◆ **Directions**:
Write out the full listing exactly as given, minus the images.

◆ **Provided data**:
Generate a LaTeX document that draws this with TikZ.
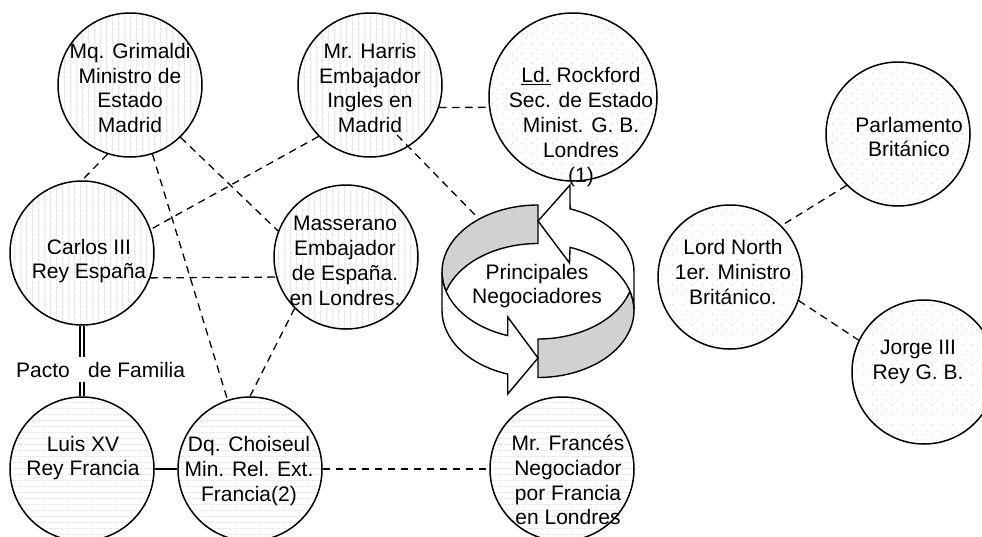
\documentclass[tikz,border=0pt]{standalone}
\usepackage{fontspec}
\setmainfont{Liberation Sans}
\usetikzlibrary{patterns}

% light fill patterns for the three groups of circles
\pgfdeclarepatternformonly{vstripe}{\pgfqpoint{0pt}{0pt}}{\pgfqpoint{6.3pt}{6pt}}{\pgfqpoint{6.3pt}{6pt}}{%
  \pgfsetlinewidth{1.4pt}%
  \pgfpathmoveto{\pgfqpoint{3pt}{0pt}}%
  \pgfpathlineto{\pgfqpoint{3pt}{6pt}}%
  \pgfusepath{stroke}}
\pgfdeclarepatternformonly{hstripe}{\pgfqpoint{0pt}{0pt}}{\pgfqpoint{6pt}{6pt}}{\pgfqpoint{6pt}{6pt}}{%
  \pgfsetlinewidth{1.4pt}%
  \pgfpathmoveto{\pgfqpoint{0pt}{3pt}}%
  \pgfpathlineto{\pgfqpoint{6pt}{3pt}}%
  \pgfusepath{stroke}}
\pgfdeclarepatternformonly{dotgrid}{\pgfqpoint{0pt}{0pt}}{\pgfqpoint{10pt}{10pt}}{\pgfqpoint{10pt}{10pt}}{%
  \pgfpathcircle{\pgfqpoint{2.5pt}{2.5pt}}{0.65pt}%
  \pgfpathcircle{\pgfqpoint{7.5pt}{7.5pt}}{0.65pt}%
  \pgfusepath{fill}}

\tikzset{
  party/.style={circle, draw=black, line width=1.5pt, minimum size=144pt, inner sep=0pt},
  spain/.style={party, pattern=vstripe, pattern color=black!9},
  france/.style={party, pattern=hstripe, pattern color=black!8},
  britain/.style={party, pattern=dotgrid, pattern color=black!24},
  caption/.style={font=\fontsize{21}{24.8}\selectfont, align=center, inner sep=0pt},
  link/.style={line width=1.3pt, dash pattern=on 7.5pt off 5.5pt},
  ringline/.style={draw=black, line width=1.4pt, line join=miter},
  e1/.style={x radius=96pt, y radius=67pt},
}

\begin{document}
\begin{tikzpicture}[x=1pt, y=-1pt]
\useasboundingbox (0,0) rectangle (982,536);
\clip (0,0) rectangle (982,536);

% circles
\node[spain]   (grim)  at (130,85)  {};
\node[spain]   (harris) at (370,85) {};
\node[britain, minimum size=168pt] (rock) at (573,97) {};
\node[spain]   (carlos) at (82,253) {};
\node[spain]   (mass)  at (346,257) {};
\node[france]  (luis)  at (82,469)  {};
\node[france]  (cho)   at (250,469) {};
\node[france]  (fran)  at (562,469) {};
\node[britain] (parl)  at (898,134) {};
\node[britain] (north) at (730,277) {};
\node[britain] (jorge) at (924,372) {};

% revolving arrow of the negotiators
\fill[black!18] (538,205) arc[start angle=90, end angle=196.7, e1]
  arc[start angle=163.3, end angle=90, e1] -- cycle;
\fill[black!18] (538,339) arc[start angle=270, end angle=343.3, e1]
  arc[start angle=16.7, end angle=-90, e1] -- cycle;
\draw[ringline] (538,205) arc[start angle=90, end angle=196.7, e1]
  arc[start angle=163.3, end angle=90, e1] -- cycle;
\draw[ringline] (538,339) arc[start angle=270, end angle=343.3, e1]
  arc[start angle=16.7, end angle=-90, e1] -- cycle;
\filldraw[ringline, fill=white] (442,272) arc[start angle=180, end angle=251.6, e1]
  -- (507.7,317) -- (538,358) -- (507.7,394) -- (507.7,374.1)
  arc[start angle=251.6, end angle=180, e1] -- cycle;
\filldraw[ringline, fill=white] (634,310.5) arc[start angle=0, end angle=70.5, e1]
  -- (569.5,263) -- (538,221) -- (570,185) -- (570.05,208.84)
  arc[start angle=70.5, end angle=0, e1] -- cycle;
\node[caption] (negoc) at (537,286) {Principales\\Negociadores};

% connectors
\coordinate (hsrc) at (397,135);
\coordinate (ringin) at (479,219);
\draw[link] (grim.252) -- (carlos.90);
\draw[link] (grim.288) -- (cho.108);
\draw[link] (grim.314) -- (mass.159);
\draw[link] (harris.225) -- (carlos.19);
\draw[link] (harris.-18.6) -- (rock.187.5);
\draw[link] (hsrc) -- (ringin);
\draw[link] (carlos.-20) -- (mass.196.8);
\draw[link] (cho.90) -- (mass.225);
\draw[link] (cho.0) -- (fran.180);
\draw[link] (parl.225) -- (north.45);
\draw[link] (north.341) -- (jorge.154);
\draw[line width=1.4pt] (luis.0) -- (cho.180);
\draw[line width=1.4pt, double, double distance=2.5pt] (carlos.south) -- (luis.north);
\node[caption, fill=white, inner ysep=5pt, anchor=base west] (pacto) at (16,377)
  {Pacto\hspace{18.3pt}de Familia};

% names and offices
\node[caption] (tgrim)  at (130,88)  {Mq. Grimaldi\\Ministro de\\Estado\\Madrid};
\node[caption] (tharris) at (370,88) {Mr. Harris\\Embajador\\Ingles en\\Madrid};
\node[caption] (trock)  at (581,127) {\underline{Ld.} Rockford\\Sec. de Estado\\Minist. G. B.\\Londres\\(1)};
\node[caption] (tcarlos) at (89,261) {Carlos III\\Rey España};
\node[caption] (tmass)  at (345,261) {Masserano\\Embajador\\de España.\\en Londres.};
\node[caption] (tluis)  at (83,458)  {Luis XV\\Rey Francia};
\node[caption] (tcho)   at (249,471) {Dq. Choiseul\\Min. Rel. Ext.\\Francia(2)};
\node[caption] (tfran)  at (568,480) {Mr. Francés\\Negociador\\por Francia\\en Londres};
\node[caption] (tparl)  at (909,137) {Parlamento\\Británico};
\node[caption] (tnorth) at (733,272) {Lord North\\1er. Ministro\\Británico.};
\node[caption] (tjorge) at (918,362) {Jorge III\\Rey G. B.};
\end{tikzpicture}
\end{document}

◆ **The completed task**:
Generate a LaTeX document that draws this with TikZ.
\documentclass[tikz,border=0pt]{standalone}
\usepackage{fontspec}
\setmainfont{Liberation Sans}
\usetikzlibrary{patterns}

% light fill patterns for the three groups of circles
\pgfdeclarepatternformonly{vstripe}{\pgfqpoint{0pt}{0pt}}{\pgfqpoint{6.3pt}{6pt}}{\pgfqpoint{6.3pt}{6pt}}{%
  \pgfsetlinewidth{1.4pt}%
  \pgfpathmoveto{\pgfqpoint{3pt}{0pt}}%
  \pgfpathlineto{\pgfqpoint{3pt}{6pt}}%
  \pgfusepath{stroke}}
\pgfdeclarepatternformonly{hstripe}{\pgfqpoint{0pt}{0pt}}{\pgfqpoint{6pt}{6pt}}{\pgfqpoint{6pt}{6pt}}{%
  \pgfsetlinewidth{1.4pt}%
  \pgfpathmoveto{\pgfqpoint{0pt}{3pt}}%
  \pgfpathlineto{\pgfqpoint{6pt}{3pt}}%
  \pgfusepath{stroke}}
\pgfdeclarepatternformonly{dotgrid}{\pgfqpoint{0pt}{0pt}}{\pgfqpoint{10pt}{10pt}}{\pgfqpoint{10pt}{10pt}}{%
  \pgfpathcircle{\pgfqpoint{2.5pt}{2.5pt}}{0.65pt}%
  \pgfpathcircle{\pgfqpoint{7.5pt}{7.5pt}}{0.65pt}%
  \pgfusepath{fill}}

\tikzset{
  party/.style={circle, draw=black, line width=1.5pt, minimum size=144pt, inner sep=0pt},
  spain/.style={party, pattern=vstripe, pattern color=black!9},
  france/.style={party, pattern=hstripe, pattern color=black!8},
  britain/.style={party, pattern=dotgrid, pattern color=black!24},
  caption/.style={font=\fontsize{21}{24.8}\selectfont, align=center, inner sep=0pt},
  link/.style={line width=1.3pt, dash pattern=on 7.5pt off 5.5pt},
  ringline/.style={draw=black, line width=1.4pt, line join=miter},
  e1/.style={x radius=96pt, y radius=67pt},
}

\begin{document}
\begin{tikzpicture}[x=1pt, y=-1pt]
\useasboundingbox (0,0) rectangle (982,536);
\clip (0,0) rectangle (982,536);

% circles
\node[spain]   (grim)  at (130,85)  {};
\node[spain]   (harris) at (370,85) {};
\node[britain, minimum size=168pt] (rock) at (573,97) {};
\node[spain]   (carlos) at (82,253) {};
\node[spain]   (mass)  at (346,257) {};
\node[france]  (luis)  at (82,469)  {};
\node[france]  (cho)   at (250,469) {};
\node[france]  (fran)  at (562,469) {};
\node[britain] (parl)  at (898,134) {};
\node[britain] (north) at (730,277) {};
\node[britain] (jorge) at (924,372) {};

% revolving arrow of the negotiators
\fill[black!18] (538,205) arc[start angle=90, end angle=196.7, e1]
  arc[start angle=163.3, end angle=90, e1] -- cycle;
\fill[black!18] (538,339) arc[start angle=270, end angle=343.3, e1]
  arc[start angle=16.7, end angle=-90, e1] -- cycle;
\draw[ringline] (538,205) arc[start angle=90, end angle=196.7, e1]
  arc[start angle=163.3, end angle=90, e1] -- cycle;
\draw[ringline] (538,339) arc[start angle=270, end angle=343.3, e1]
  arc[start angle=16.7, end angle=-90, e1] -- cycle;
\filldraw[ringline, fill=white] (442,272) arc[start angle=180, end angle=251.6, e1]
  -- (507.7,317) -- (538,358) -- (507.7,394) -- (507.7,374.1)
  arc[start angle=251.6, end angle=180, e1] -- cycle;
\filldraw[ringline, fill=white] (634,310.5) arc[start angle=0, end angle=70.5, e1]
  -- (569.5,263) -- (538,221) -- (570,185) -- (570.05,208.84)
  arc[start angle=70.5, end angle=0, e1] -- cycle;
\node[caption] (negoc) at (537,286) {Principales\\Negociadores};

% connectors
\coordinate (hsrc) at (397,135);
\coordinate (ringin) at (479,219);
\draw[link] (grim.252) -- (carlos.90);
\draw[link] (grim.288) -- (cho.108);
\draw[link] (grim.314) -- (mass.159);
\draw[link] (harris.225) -- (carlos.19);
\draw[link] (harris.-18.6) -- (rock.187.5);
\draw[link] (hsrc) -- (ringin);
\draw[link] (carlos.-20) -- (mass.196.8);
\draw[link] (cho.90) -- (mass.225);
\draw[link] (cho.0) -- (fran.180);
\draw[link] (parl.225) -- (north.45);
\draw[link] (north.341) -- (jorge.154);
\draw[line width=1.4pt] (luis.0) -- (cho.180);
\draw[line width=1.4pt, double, double distance=2.5pt] (carlos.south) -- (luis.north);
\node[caption, fill=white, inner ysep=5pt, anchor=base west] (pacto) at (16,377)
  {Pacto\hspace{18.3pt}de Familia};

% names and offices
\node[caption] (tgrim)  at (130,88)  {Mq. Grimaldi\\Ministro de\\Estado\\Madrid};
\node[caption] (tharris) at (370,88) {Mr. Harris\\Embajador\\Ingles en\\Madrid};
\node[caption] (trock)  at (581,127) {\underline{Ld.} Rockford\\Sec. de Estado\\Minist. G. B.\\Londres\\(1)};
\node[caption] (tcarlos) at (89,261) {Carlos III\\Rey España};
\node[caption] (tmass)  at (345,261) {Masserano\\Embajador\\de España.\\en Londres.};
\node[caption] (tluis)  at (83,458)  {Luis XV\\Rey Francia};
\node[caption] (tcho)   at (249,471) {Dq. Choiseul\\Min. Rel. Ext.\\Francia(2)};
\node[caption] (tfran)  at (568,480) {Mr. Francés\\Negociador\\por Francia\\en Londres};
\node[caption] (tparl)  at (909,137) {Parlamento\\Británico};
\node[caption] (tnorth) at (733,272) {Lord North\\1er. Ministro\\Británico.};
\node[caption] (tjorge) at (918,362) {Jorge III\\Rey G. B.};
\end{tikzpicture}
\end{document}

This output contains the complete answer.